Inflationsrisiko und Inflationssicherheit in der Alterssicherung
Doch wie umgehen mit hohen Preissteigerungsraten, wenn es um Alterseinkommen geht? Auch wenn das Inflationsrisiko bei kapitalgedeckten Systemen deutlich höher ist, ist auch das Umlagesystem der gesetzlichen Rentenversicherung nicht frei von Problemen bei großen Preissprüngen. Das zeigt gerade die aktuelle Entwicklung. Dem könnte entgegengewirkt werden, indem man die Rentenanpassung nicht mehr grundsätzlich an die Entwicklung der Löhne, sondern an die der Preise koppeln würde. Eine solche Preisindexierung der Renten ist nichts Ungewöhnliches. So folgt etwa in Frankreich, Italien oder Österreich die Rentenanpassung der Preisentwicklung. Sollte Deutschland einen ähnlichen Weg gehen?
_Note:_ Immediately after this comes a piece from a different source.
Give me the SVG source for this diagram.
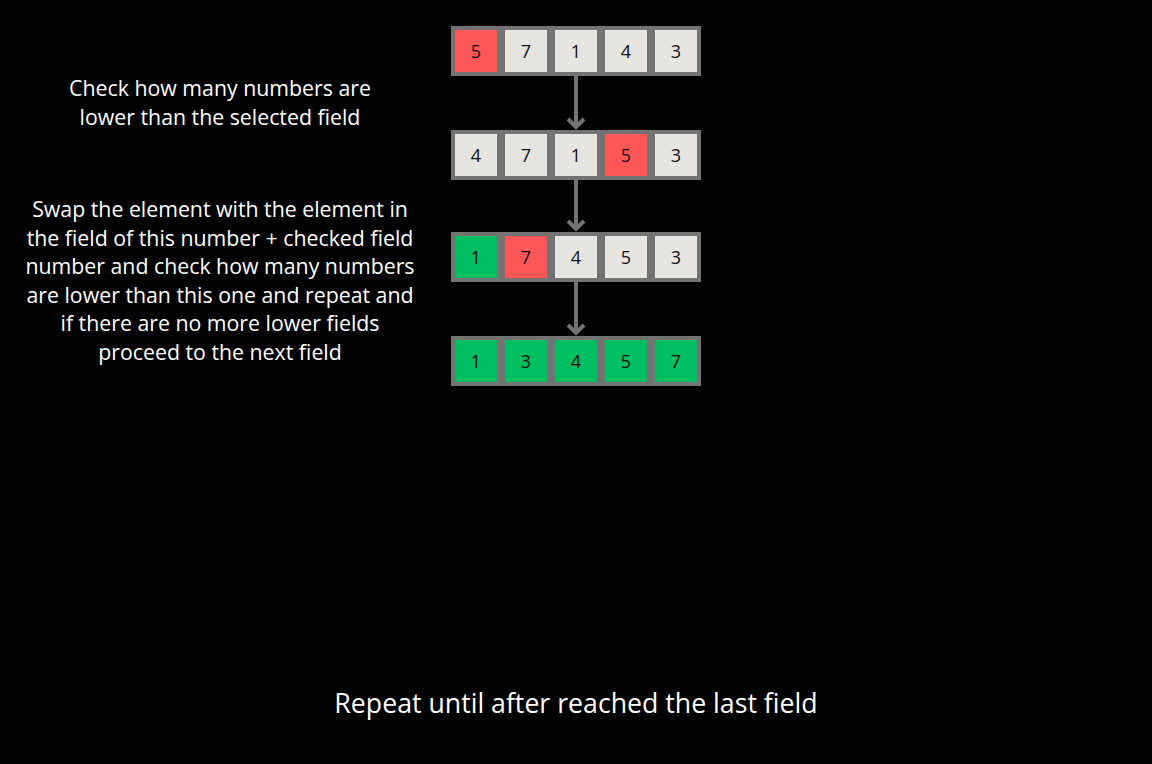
<svg xmlns="http://www.w3.org/2000/svg" width="1152" height="764" viewBox="0 0 1152 764">
<style>
.cell{stroke:#737373;stroke-width:4}
.lt{fill:#e6e5e2}
.rd{fill:#ff5757}
.gr{fill:#00bf63}
.num{font-family:"Open Sans","Liberation Sans",sans-serif;font-size:18px;fill:#111;text-anchor:middle}
.lbl{font-family:"Open Sans","Liberation Sans",sans-serif;font-size:21.3px;fill:#fff;text-anchor:middle}
.conn{stroke:#737373;stroke-width:4;fill:none}
.head{stroke:#737373;stroke-width:4;fill:none;stroke-linecap:butt;stroke-linejoin:miter}
</style>
<rect x="0" y="0" width="1152" height="764" fill="#000"/>
<g id="row1">
<rect class="cell rd" x="453" y="28" width="46" height="46"/><text class="num" x="476" y="57.5">5</text>
<rect class="cell lt" x="503" y="28" width="46" height="46"/><text class="num" x="526" y="57.5">7</text>
<rect class="cell lt" x="553" y="28" width="46" height="46"/><text class="num" x="576" y="57.5">1</text>
<rect class="cell lt" x="603" y="28" width="46" height="46"/><text class="num" x="626" y="57.5">4</text>
<rect class="cell lt" x="653" y="28" width="46" height="46"/><text class="num" x="676" y="57.5">3</text>
</g>
<g id="row2">
<rect class="cell lt" x="453" y="132" width="46" height="46"/><text class="num" x="476" y="161.5">4</text>
<rect class="cell lt" x="503" y="132" width="46" height="46"/><text class="num" x="526" y="161.5">7</text>
<rect class="cell lt" x="553" y="132" width="46" height="46"/><text class="num" x="576" y="161.5">1</text>
<rect class="cell rd" x="603" y="132" width="46" height="46"/><text class="num" x="626" y="161.5">5</text>
<rect class="cell lt" x="653" y="132" width="46" height="46"/><text class="num" x="676" y="161.5">3</text>
</g>
<g id="row3">
<rect class="cell gr" x="453" y="234" width="46" height="46"/><text class="num" x="476" y="263.5">1</text>
<rect class="cell rd" x="503" y="234" width="46" height="46"/><text class="num" x="526" y="263.5">7</text>
<rect class="cell lt" x="553" y="234" width="46" height="46"/><text class="num" x="576" y="263.5">4</text>
<rect class="cell lt" x="603" y="234" width="46" height="46"/><text class="num" x="626" y="263.5">5</text>
<rect class="cell lt" x="653" y="234" width="46" height="46"/><text class="num" x="676" y="263.5">3</text>
</g>
<g id="row4">
<rect class="cell gr" x="453" y="338" width="46" height="46"/><text class="num" x="476" y="367.5">1</text>
<rect class="cell gr" x="503" y="338" width="46" height="46"/><text class="num" x="526" y="367.5">3</text>
<rect class="cell gr" x="553" y="338" width="46" height="46"/><text class="num" x="576" y="367.5">4</text>
<rect class="cell gr" x="603" y="338" width="46" height="46"/><text class="num" x="626" y="367.5">5</text>
<rect class="cell gr" x="653" y="338" width="46" height="46"/><text class="num" x="676" y="367.5">7</text>
</g>
<g id="connectors">
<line class="conn" x1="576" y1="76" x2="576" y2="128"/>
<polyline class="head" points="568,119 576,127 584,119"/>
<line class="conn" x1="576" y1="180" x2="576" y2="230"/>
<polyline class="head" points="568,221 576,229 584,221"/>
<line class="conn" x1="576" y1="282" x2="576" y2="334"/>
<polyline class="head" points="568,325 576,333 584,325"/>
</g>
<g id="label1">
<text class="lbl" x="220" y="96">Check how many numbers are</text>
<text class="lbl" x="220" y="124.5">lower than the selected field</text>
</g>
<g id="label2">
<text class="lbl" x="220" y="217">Swap the element with the element in</text>
<text class="lbl" x="220" y="245.5">the field of this number + checked field</text>
<text class="lbl" x="220" y="274">number and check how many numbers</text>
<text class="lbl" x="220" y="302.5">are lower than this one and repeat and</text>
<text class="lbl" x="220" y="331">if there are no more lower fields</text>
<text class="lbl" x="220" y="359.5">proceed to the next field</text>
</g>
<g id="label3">
<text class="lbl" x="576" y="713" style="font-size:26.7px">Repeat until after reached the last field</text>
</g>
</svg>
Was auf den ersten Blick so überzeugend scheint, ist bei einer genaueren Betrachtung doch nicht so vorteilhaft. Eine Anpassung auf Basis der Preisentwicklung schützt vor Kaufkraftverlusten durch Inflation. Wenn aber die Arbeitseinkommen real steigen, dann werden die Rentnerinnen und Rentner von der allgemeinen Wohlstandsentwicklung abgekoppelt, ihr Lebensstandard sinkt, im Vergleich zur Erwerbsbevölkerung. Schaut man sich etwa die Verbraucherpreise in Deutschland an, so sind diese seit 2010 um rund 25 Prozent in 2022 gestiegen. Die Renten stiegen im gleichen Zeitraum um etwas mehr als 32 Prozent (siehe Abbildung). Die Ursache liegt darin, dass die Lohnentwicklung in der Regel Preisentwicklung und Produktivitätsfortschritt abbildet. In einem lohnbasierten Rentensystem profitieren davon auch die Ruheständler.
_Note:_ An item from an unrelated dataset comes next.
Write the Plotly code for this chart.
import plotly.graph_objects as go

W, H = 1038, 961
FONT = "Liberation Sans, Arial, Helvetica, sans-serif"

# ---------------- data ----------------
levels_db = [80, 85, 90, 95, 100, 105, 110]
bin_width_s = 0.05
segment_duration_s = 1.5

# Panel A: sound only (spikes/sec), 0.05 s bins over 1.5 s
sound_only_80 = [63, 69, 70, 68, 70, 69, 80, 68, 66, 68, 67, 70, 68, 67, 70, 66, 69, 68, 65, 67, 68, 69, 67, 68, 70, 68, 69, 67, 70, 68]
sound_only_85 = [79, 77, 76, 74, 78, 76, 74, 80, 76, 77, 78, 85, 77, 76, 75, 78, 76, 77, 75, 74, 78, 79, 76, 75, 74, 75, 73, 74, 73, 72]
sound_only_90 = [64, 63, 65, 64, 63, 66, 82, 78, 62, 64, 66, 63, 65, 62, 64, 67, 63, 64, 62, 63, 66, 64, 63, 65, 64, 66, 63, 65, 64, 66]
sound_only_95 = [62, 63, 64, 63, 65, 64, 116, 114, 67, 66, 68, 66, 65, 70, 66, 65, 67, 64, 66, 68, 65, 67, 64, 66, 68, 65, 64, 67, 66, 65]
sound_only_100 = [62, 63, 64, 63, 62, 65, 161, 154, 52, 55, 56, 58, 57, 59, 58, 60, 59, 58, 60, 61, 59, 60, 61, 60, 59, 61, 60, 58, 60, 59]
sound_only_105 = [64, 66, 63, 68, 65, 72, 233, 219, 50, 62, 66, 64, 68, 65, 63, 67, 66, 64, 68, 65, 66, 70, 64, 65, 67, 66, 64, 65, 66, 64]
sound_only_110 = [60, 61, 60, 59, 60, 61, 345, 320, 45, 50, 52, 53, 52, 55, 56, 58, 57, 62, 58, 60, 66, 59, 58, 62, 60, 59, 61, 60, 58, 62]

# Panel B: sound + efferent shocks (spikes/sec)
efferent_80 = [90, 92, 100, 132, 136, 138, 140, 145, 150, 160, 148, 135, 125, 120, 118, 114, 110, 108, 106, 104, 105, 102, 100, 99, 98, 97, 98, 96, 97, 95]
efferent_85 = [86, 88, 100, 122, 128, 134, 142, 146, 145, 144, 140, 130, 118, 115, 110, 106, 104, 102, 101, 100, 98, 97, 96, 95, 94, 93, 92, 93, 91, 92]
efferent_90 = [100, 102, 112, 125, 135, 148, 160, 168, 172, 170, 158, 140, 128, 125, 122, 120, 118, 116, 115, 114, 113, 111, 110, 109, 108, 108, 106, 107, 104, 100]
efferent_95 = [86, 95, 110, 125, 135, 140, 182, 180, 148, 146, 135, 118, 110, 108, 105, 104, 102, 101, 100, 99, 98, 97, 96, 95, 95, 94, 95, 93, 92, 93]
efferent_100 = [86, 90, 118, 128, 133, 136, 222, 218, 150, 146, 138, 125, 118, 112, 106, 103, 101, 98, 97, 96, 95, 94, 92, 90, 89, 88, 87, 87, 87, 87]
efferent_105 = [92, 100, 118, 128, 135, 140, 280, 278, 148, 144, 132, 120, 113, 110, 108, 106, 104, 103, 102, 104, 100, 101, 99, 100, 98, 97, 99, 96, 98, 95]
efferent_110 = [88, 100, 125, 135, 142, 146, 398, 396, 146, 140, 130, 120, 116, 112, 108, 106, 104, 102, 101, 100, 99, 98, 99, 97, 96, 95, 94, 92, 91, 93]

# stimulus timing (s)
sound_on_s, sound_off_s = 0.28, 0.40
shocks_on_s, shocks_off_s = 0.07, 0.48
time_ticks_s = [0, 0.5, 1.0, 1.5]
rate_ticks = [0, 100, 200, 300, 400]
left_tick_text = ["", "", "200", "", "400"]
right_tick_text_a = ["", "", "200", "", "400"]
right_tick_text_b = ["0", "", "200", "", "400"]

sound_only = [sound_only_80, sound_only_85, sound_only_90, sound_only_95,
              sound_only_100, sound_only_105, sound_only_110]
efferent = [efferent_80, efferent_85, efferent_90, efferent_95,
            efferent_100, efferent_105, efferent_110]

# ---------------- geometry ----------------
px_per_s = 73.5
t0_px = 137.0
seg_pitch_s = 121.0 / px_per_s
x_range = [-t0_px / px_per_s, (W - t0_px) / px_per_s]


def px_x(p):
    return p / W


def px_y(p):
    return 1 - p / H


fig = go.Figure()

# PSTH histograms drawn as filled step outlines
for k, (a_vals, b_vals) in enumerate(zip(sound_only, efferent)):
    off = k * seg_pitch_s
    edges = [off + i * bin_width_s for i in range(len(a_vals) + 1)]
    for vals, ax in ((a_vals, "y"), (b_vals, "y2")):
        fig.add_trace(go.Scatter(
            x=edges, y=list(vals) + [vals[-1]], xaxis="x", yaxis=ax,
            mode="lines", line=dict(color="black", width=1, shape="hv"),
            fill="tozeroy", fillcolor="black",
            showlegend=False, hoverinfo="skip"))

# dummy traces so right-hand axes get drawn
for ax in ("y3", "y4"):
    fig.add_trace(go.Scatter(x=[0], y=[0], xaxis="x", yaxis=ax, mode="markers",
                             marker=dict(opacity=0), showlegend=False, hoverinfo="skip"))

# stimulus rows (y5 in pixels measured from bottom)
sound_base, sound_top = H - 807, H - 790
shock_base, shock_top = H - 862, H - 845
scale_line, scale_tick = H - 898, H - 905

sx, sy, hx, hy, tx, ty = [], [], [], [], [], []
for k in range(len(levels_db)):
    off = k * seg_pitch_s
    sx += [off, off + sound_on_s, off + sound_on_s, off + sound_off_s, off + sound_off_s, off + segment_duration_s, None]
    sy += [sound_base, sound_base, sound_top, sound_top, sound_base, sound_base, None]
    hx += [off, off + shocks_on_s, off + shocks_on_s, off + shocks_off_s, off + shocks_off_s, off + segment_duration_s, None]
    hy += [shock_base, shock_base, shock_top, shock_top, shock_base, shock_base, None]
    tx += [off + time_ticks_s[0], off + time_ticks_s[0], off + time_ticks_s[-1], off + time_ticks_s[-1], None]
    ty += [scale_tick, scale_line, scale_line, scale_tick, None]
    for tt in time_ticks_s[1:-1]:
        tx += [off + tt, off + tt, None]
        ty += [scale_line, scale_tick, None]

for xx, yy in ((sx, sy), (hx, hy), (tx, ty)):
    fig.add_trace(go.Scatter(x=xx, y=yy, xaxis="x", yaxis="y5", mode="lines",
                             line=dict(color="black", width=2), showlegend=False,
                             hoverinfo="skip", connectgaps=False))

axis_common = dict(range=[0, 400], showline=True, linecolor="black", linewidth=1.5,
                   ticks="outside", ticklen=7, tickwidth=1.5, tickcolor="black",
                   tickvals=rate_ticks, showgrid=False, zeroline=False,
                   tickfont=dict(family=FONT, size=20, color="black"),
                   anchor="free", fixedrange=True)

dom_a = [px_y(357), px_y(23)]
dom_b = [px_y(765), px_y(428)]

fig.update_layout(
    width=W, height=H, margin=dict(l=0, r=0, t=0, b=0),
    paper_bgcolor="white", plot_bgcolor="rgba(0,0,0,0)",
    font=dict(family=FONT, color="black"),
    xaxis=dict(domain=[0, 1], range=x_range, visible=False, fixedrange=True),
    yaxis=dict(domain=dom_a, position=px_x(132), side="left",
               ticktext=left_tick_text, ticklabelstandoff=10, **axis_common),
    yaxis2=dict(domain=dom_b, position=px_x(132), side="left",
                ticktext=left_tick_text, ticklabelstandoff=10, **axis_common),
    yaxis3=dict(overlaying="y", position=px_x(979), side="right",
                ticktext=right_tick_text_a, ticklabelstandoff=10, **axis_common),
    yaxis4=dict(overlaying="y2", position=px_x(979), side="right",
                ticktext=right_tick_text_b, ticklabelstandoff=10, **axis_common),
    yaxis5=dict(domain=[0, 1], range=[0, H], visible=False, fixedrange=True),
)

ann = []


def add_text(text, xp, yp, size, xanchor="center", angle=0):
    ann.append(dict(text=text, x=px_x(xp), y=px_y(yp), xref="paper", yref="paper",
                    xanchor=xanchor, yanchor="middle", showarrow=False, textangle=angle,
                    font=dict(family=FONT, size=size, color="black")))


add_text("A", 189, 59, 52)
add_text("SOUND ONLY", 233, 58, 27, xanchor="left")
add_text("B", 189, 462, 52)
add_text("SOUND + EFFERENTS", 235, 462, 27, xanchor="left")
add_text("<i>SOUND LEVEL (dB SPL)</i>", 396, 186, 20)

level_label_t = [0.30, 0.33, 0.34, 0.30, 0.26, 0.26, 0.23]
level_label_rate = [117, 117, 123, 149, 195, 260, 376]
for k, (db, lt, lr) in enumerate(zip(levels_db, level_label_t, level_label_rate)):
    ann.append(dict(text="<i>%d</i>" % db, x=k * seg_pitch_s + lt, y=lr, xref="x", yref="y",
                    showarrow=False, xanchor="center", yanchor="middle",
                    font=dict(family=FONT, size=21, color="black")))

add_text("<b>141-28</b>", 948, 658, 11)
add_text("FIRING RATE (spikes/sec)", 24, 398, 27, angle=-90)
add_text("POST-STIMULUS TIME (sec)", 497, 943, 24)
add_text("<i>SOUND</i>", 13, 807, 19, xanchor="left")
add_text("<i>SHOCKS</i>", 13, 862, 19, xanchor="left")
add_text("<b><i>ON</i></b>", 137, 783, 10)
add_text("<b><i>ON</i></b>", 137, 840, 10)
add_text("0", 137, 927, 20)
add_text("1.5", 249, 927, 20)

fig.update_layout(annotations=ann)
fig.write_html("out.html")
Sicher ist das natürlich nicht. Am Ende müssen Gewerkschaften auch die entsprechenden Lohnerhöhungen durchsetzen. Das gelingt nicht immer. Zudem haben wir in Deutschland keine reine Lohnanpassung mehr, sondern weitere Faktoren in der Rentenanpassungsformel können dämpfend auf die Rentenentwicklung wirken.
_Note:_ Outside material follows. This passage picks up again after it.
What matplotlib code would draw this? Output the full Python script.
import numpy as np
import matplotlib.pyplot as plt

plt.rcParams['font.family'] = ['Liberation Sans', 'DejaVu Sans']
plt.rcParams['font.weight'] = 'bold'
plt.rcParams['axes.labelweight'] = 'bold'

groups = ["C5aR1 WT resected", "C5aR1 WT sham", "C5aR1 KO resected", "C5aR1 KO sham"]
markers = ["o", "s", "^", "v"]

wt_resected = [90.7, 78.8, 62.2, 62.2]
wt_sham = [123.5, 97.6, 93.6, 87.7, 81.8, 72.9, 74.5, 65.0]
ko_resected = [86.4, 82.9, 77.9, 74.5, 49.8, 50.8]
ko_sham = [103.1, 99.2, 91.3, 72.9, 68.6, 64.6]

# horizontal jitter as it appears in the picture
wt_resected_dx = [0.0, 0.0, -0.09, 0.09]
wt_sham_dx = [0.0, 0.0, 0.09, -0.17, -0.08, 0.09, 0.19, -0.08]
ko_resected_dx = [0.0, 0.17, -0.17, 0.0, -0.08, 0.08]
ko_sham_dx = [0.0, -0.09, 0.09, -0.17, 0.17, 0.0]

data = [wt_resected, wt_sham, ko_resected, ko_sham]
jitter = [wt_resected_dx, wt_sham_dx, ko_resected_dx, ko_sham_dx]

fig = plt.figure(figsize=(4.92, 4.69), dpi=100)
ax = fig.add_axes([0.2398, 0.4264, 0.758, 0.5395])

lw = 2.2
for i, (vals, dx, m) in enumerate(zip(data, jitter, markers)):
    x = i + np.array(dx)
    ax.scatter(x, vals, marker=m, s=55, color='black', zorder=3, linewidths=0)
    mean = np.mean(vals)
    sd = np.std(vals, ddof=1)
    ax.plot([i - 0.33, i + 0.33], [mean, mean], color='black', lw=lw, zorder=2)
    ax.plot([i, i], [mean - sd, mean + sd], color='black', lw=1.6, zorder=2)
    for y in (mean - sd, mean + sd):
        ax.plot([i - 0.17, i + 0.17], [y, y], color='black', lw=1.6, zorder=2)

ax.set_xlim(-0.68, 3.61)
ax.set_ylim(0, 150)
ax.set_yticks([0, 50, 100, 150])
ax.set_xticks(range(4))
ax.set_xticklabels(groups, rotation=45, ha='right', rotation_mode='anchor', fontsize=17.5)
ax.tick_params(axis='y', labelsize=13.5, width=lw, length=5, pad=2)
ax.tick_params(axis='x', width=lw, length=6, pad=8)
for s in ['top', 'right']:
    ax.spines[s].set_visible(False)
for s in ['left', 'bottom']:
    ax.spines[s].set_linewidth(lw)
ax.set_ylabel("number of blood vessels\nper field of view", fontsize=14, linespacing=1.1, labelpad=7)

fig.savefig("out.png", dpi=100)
Echte Lohnanpassung bleibt langfristig der richtige Weg
Auch wenn es für Rentner*innen gegenwärtig günstiger wäre, die Renten gemäß der Verbraucherpreisentwicklung anzupassen, erhalten Ruheständler*innen langfristig höhere Leistungen der Rentenversicherung mit einer Lohnanpassung. Was im Übrigen dazu geführt hat, dass etwa die Bundesbank bereits mehrfach vorgeschlagen hat, die Rentenanpassung nur noch im Umfang der Preisentwicklung steigen zu lassen. Nicht etwa um die Kaufkraft von Rentnerinnen und Rentnern zu erhalten, sondern um die Kosten der Alterssicherung zu senken und die Beitragsentwicklung zu dämpfen.
Zu bedenken ist auch: steigen die Renten nur mit der Inflation hat dies sichtbare Verteilungseffekte. Stiegen die Löhne schneller als die Preise (Reallohnerhöhung), würden die Renten und damit auch die Ausgaben der Rentenversicherung langsamer steigen. In der Folge könnte auch der Beitragssatz zur Rentenversicherung sinken. Die Reallohngewinne der Beschäftigten würden erhöht. Umgekehrt würden bei Reallohnverlusten die Renten relativ stärker steigen und zu einem höheren Beitragssatz für die Beschäftigten führen. Damit würden die Beschäftigten einen noch größeren Reallohnverlust hinnehmen müssen. In die ein oder andere Richtung käme es zwischen Erwerbsbevölkerung und Rentenbeziehern zu verteilungsrelevanten Verschiebungen.
Hinzu kommt, dass eine Lohnanpassung der Renten auch dem grundsätzlichen Ziel einer lebensstandardsichernden Rente entspricht. Löhne und Renten bewegen sich im Gleichklang und die Rentnerinnen und Rentner profitieren in gleichem Maße von der allgemeinen Wohlstandsentwicklung. Das ist auch gerechter!
Damit das gelingt, muss sich aber noch einiges im Rentenrecht ändern. Wir brauchen ein lebensstandardsicherndes Rentenniveau und eine jährliche Rentenanpassung, die sich an der Lohnentwicklung orientiert und nicht durch Dämpfungsfaktoren (Beitragssatzfaktor und Nachhaltigkeitsfaktor) gebremst wird.